Vivir de verdad
Por: Por: Ángeles, LMSC.
Es sorprendente cómo, según pasan los años, nos vamos dando cuenta (cada vez más) de la diferencia que hay entre lo que nos cuenta la Biblia y lo que celebramos. Lo vivimos el mes pasado. De cómo sucedió el nacimiento de Jesús y en lo que lo hemos convertido.
‘En el portal de Belén hay estrellas, sol y luna…’, cantamos con el villancico. Había luz. Y nosotros hemos llenado nuestras calles de bombillas y nuestras casas de lucecitas de colores. «El ángel les dijo: no temáis, pues os anuncio una gran alegría…», cuenta san Lucas. Hubo noticia gozosa. Y nosotros llenamos los buzones de tarjetas con buenos deseos y las líneas telefónicas de llamadas para contarnos los tremendos trabajos que pasamos y los últimos dolores que nos aquejan. «Entraron en la casa, vieron al Niño con María, su madre, y postrándose lo adoraron, abrieron sus cofres y…», describe san Mateo. Hubo presentes para el Niño. Y nosotros intercambiamos regalos, derrochando, abarrotando la nevera de comida y la vida de satisfacciones, incluso espirituales, pues todo esto se complementa, normalmente, con una obra de caridad más espléndida, era Navidad. Llenar, llenar, llenar. ¿Tiene algo que ver el desatino que organizamos, con la sencillez con que ocurrió el acontecimiento de Belén?
Yo he sentido esta pasada Navidad que debería ser otra cosa, he tenido la sensación de tener que vaciar. Vaciar nuestra vida de derroches de todo tipo que van dañando nuestro alrededor y repercuten en los demás. Vaciar nuestro corazón de miserias que nos impiden amar a fondo perdido, o sea, sin esperar nada a cambio. Vaciar nuestra alma de prejuicios, rencores y suposiciones, que hacen que nuestra relación con los demás se parezca poco a lo que Jesús vino a traernos y demostrarnos con su vida.
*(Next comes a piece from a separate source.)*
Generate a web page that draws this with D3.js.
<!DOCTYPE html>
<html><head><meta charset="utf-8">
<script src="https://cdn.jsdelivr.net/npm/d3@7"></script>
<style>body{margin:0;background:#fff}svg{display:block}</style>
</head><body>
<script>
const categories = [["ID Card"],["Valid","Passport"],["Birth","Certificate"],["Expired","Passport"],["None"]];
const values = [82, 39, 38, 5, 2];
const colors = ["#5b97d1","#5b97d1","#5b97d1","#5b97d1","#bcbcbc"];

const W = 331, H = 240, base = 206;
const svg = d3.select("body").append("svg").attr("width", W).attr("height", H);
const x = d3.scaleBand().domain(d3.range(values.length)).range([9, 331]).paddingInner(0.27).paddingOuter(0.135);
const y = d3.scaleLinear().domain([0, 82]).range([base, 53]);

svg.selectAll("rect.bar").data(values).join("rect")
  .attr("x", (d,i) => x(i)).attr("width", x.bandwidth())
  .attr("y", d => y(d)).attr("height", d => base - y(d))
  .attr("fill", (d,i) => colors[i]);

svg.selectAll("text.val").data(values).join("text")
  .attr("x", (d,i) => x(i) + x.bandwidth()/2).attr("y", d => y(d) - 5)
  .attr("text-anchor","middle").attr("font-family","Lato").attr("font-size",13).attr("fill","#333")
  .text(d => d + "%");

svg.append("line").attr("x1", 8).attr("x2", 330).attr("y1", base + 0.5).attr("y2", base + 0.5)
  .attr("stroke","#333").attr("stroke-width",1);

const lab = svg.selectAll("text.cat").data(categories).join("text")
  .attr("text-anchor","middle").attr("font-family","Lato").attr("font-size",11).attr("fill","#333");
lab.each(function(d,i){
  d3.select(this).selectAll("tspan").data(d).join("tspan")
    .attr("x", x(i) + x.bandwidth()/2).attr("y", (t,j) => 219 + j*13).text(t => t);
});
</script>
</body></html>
Y vaciar nuestra mente de crisis y problemas sin sentido que desvirtúan la realidad y lo único que consiguen es bloquear nuestras esperanzas e impedir nuestros entusiasmos.
Decimos, con frecuencia, que los niños disfrutan más este tipo fiestas. Puede ser cierto. ¿Nos hemos parado a pensar por qué? ¿No será que ellos están vacíos de lo dicho antes y buscan espontáneamente la alegría para su vida? ¿Tal vez tienen un corazón limpio, vacío y libre -sobre todo, libre- y por naturaleza dispuesto a querer? Pienso que esa actitud del corazón infantil es la mejor manera de vivir este tipo de celebraciones. Porque sólo en un corazón así puede entrar Jesús y vivir esa sensación fresca, lozana, de algo que acaba de nacer, vivo, tierno y suave que llena el alma e inunda nuestra vida. Todos hemos tenido un bebé en nuestros brazos y hemos sentido esas sensaciones. Madres, ¿recordáis el olorcito y la textura de la piel de un niño recién bañado? Perdón por el lapsus maternal, pero tal vez ése sea el Dios que se nos ofrece a diario. Un niño que nació en un parto, un hecho muy particular, que sólo interesa a las personas que les va algo en ello. Volviendo a pensar en el nacimiento del Niño Jesús, siento que también debería de ser algo así. Me atrevería a vaciarla incluso de gente, pues aunque Jesús nació para todos no fue para manipular, explotar y aprovechar la ocasión para mil y un destinos que nada tienen que ver con el mensaje divino.
Tal vez porque ese Dios, Amor, que conoce nuestras debilidades y multitud de fallos insiste cada año -¿cada día?-, y nos sigue pegando el trompetazo en nuestros oídos confiado en que, de una vez, despertemos y empecemos a vivir de forma auténtica.